Can blockchain transform cross-border payments?

Cross-border payments are fraught with difficulties from long paper trails to complicated contracts/ Blockchain has emerged as a possible contender to streamline the process, however, but is it ready to tackle cross-border payments?

Cross-border payments are fraught with difficulties. From long paper trails to complicated contracts, even large financial institutions can struggle with them. Blockchain, however, has emerged as a possible contender to streamline the process.

Many blockchain startups claim that the technology can confirm payments faster by using peer-to-peer networks, and it can provide an immutable secure database to prevent tampering or theft. But of course, this raises a question: can blockchain realistically transform cross-border payments or is it too complex to implement properly? Or is blockchain as a technology not ready yet to handle a complex task like cross-border payments?

Mobile Payments Today spoke with Kellogg Fairbank, executive sales leader at Nash.io, to learn more about blockchain and whether it is the right choice for cross-border payments.

Q. What ways can blockchain transform cross-border payments?

A. Sending an international payment through existing banking channels is complex. Multiple steps are involved, with several intermediaries, and prices aren’t always transparent. Blockchain streamlines the process. It’s peer-to-peer, and every transaction is stored on a distributed ledger. Since transactions are validated by the network, no more middlemen are required to create trust. This reduces exorbitant fees and delays in payments: the receiver gets access to funds as soon as they’ve been transferred. Using smart contracts, cross-border payments on the blockchain also allow for split payments and separate commissions.

Q.How does blockchain power smart contracts?

A.The beauty of a smart contract is that it is an agreement between two parties in the form of computer code, stored on a public blockchain, and cannot be modified or changed.
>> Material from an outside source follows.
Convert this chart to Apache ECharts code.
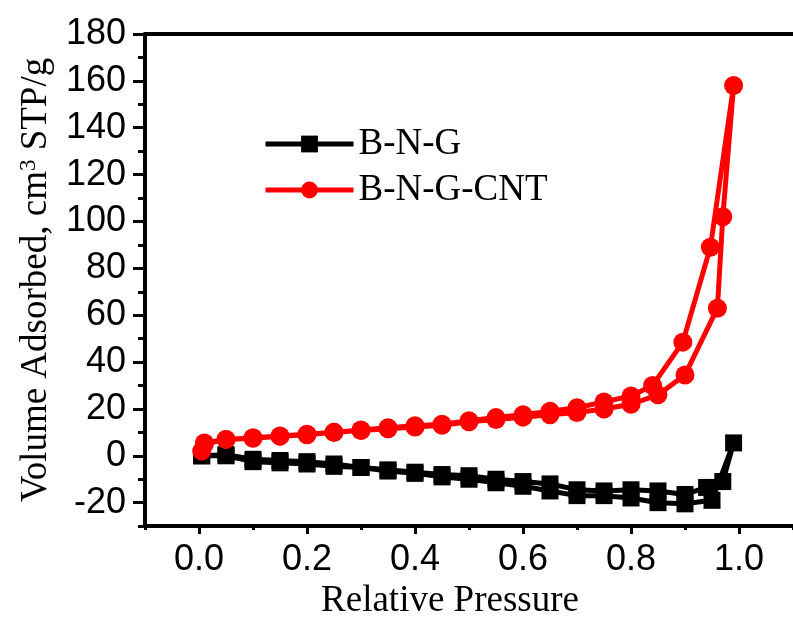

Think of an old-school business like shipping. Smart contracts can be used to power the whole process of capturing total weight, contents, price and payment before something is shipped halfway across the world. With that smart contract, once shipment has been received, final payment can be made.

Q.What has held back adoption of blockchain in this space?

A. Blockchain is still in its infancy, similar to the internet in the late 90s. The most popular chains, Bitcoin and Ethereum, both still face issues with scaling and transaction fees. So, in many ways, the technology isn’t quite ready yet. Similarly, blockchain is still sufficiently technical that many merchants aren’t in a hurry to adopt — so user-friendly interfaces are a must. Finally, the fact that blockchain projects are the object of speculation makes crypto assets notoriously volatile, and companies don’t want to expose themselves to that when accepting cryptocurrency. Of course, there are projects building solutions to overcome these limitations: scaling, accessibility and market risk.

Q. Do you think big banks or smaller fintechs will lead the way with blockchain?

A. I think something similar will happen to the way traditional fintech companies work with big banks today. For example, think of a peer-to-peer app working with a traditional bank to offer individual bank accounts. Blockchain and traditional finance will find ways to work together. As the technology begins to take off, traditional players will need the expertise of pioneers from the blockchain industry if they’re to integrate their own products and not be left behind. Likewise, blockchain fintechs will continue forming partnerships with banks to deal with cash/crypto interfaces.

Q.What do you see as the future of blockchain when it comes to cross-border payments?

A. As digital currencies become more prevalent, I see a few digital currencies being used to power cross-border transactions globally — a small number of universal tokens, most likely stablecoins, some backed by central banks, some not. Perhaps a single standard might emerge. Other chains with slower transactions or more volatile associated assets will find their use case as stores of value or objects of speculation.